→ **Exercise prompt**:
Below is a listing to transcribe in full and exactly; keep the pictures out.

= = = =

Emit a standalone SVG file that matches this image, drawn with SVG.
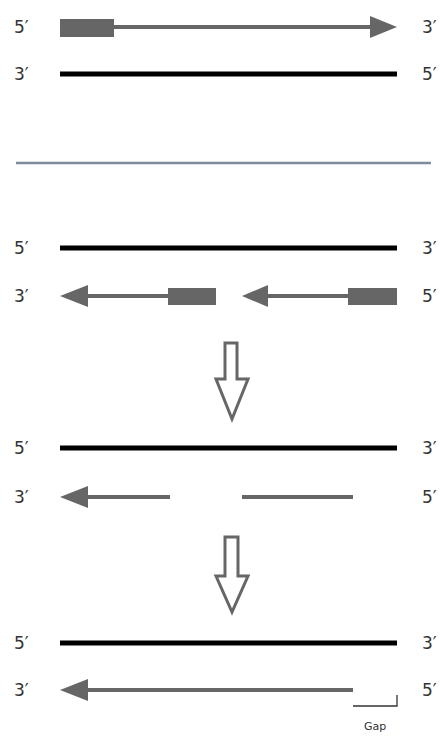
<svg xmlns="http://www.w3.org/2000/svg" width="446" height="738" viewBox="0 0 446 738">
<style>
.lbl{font-family:"DejaVu Sans","Liberation Sans",sans-serif;font-size:17px;fill:#333}
.tpl{stroke:#000;stroke-width:5}
.pr{stroke:#666;stroke-width:4;fill:none}
.head{fill:#666}
.box{fill:#666}
.hollow{fill:#fff;stroke:#666;stroke-width:3;stroke-linejoin:miter}
</style>
<rect width="446" height="738" fill="#fff"/>
<g id="labels">
<text class="lbl" x="14" y="33">5′</text><text class="lbl" x="422" y="33">3′</text>
<text class="lbl" x="14" y="80">3′</text><text class="lbl" x="422" y="80">5′</text>
<text class="lbl" x="14" y="254">5′</text><text class="lbl" x="422" y="254">3′</text>
<text class="lbl" x="14" y="302">3′</text><text class="lbl" x="422" y="302">5′</text>
<text class="lbl" x="14" y="454">5′</text><text class="lbl" x="422" y="454">3′</text>
<text class="lbl" x="14" y="503">3′</text><text class="lbl" x="422" y="503">5′</text>
<text class="lbl" x="14" y="649">5′</text><text class="lbl" x="422" y="649">3′</text>
<text class="lbl" x="14" y="696">3′</text><text class="lbl" x="422" y="696">5′</text>
</g>
<g id="section1">
<rect class="box" x="60" y="19" width="54" height="18"/>
<line class="pr" x1="114" y1="27" x2="372" y2="27"/>
<polygon class="head" points="397,27 370,16 370,38"/>
<line class="tpl" x1="60" y1="74" x2="397" y2="74"/>
</g>
<line id="separator" x1="16" y1="163" x2="431" y2="163" stroke="#7f8a9a" stroke-width="2.5"/>
<g id="section2">
<line class="tpl" x1="60" y1="248" x2="397" y2="248"/>
<polygon class="head" points="60,296 88,285 88,307"/>
<line class="pr" x1="86" y1="296" x2="168" y2="296"/>
<rect class="box" x="168" y="288" width="48" height="17"/>
<polygon class="head" points="242,296 268,285 268,307"/>
<line class="pr" x1="266" y1="296" x2="348" y2="296"/>
<rect class="box" x="348" y="288" width="49" height="17"/>
</g>
<g id="step-arrow-1">
<polygon class="hollow" points="225,343 237,343 237,379 248,379 232,419 216,379 225,379"/>
</g>
<g id="section3">
<line class="tpl" x1="60" y1="448" x2="397" y2="448"/>
<polygon class="head" points="60,497 88,486 88,508"/>
<line class="pr" x1="86" y1="497" x2="170" y2="497"/>
<line class="pr" x1="242" y1="497" x2="353" y2="497"/>
</g>
<g id="step-arrow-2">
<polygon class="hollow" points="225,537 238,537 238,576 248,576 232,612 216,576 225,576"/>
</g>
<g id="section4">
<line class="tpl" x1="60" y1="643" x2="397" y2="643"/>
<polygon class="head" points="60,690 88,679 88,701"/>
<line class="pr" x1="86" y1="690" x2="353" y2="690"/>
<polyline points="353,706 397,706 397,695" fill="none" stroke="#333" stroke-width="1.3"/>
<text x="375" y="730" text-anchor="middle" font-family="DejaVu Sans,Liberation Sans,sans-serif" font-size="11" fill="#333">Gap</text>
</g>
</svg>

= = = =

→ **Right answer**:
Emit a standalone SVG file that matches this image, drawn with SVG.
<svg xmlns="http://www.w3.org/2000/svg" width="446" height="738" viewBox="0 0 446 738">
<style>
.lbl{font-family:"DejaVu Sans","Liberation Sans",sans-serif;font-size:17px;fill:#333}
.tpl{stroke:#000;stroke-width:5}
.pr{stroke:#666;stroke-width:4;fill:none}
.head{fill:#666}
.box{fill:#666}
.hollow{fill:#fff;stroke:#666;stroke-width:3;stroke-linejoin:miter}
</style>
<rect width="446" height="738" fill="#fff"/>
<g id="labels">
<text class="lbl" x="14" y="33">5′</text><text class="lbl" x="422" y="33">3′</text>
<text class="lbl" x="14" y="80">3′</text><text class="lbl" x="422" y="80">5′</text>
<text class="lbl" x="14" y="254">5′</text><text class="lbl" x="422" y="254">3′</text>
<text class="lbl" x="14" y="302">3′</text><text class="lbl" x="422" y="302">5′</text>
<text class="lbl" x="14" y="454">5′</text><text class="lbl" x="422" y="454">3′</text>
<text class="lbl" x="14" y="503">3′</text><text class="lbl" x="422" y="503">5′</text>
<text class="lbl" x="14" y="649">5′</text><text class="lbl" x="422" y="649">3′</text>
<text class="lbl" x="14" y="696">3′</text><text class="lbl" x="422" y="696">5′</text>
</g>
<g id="section1">
<rect class="box" x="60" y="19" width="54" height="18"/>
<line class="pr" x1="114" y1="27" x2="372" y2="27"/>
<polygon class="head" points="397,27 370,16 370,38"/>
<line class="tpl" x1="60" y1="74" x2="397" y2="74"/>
</g>
<line id="separator" x1="16" y1="163" x2="431" y2="163" stroke="#7f8a9a" stroke-width="2.5"/>
<g id="section2">
<line class="tpl" x1="60" y1="248" x2="397" y2="248"/>
<polygon class="head" points="60,296 88,285 88,307"/>
<line class="pr" x1="86" y1="296" x2="168" y2="296"/>
<rect class="box" x="168" y="288" width="48" height="17"/>
<polygon class="head" points="242,296 268,285 268,307"/>
<line class="pr" x1="266" y1="296" x2="348" y2="296"/>
<rect class="box" x="348" y="288" width="49" height="17"/>
</g>
<g id="step-arrow-1">
<polygon class="hollow" points="225,343 237,343 237,379 248,379 232,419 216,379 225,379"/>
</g>
<g id="section3">
<line class="tpl" x1="60" y1="448" x2="397" y2="448"/>
<polygon class="head" points="60,497 88,486 88,508"/>
<line class="pr" x1="86" y1="497" x2="170" y2="497"/>
<line class="pr" x1="242" y1="497" x2="353" y2="497"/>
</g>
<g id="step-arrow-2">
<polygon class="hollow" points="225,537 238,537 238,576 248,576 232,612 216,576 225,576"/>
</g>
<g id="section4">
<line class="tpl" x1="60" y1="643" x2="397" y2="643"/>
<polygon class="head" points="60,690 88,679 88,701"/>
<line class="pr" x1="86" y1="690" x2="353" y2="690"/>
<polyline points="353,706 397,706 397,695" fill="none" stroke="#333" stroke-width="1.3"/>
<text x="375" y="730" text-anchor="middle" font-family="DejaVu Sans,Liberation Sans,sans-serif" font-size="11" fill="#333">Gap</text>
</g>
</svg>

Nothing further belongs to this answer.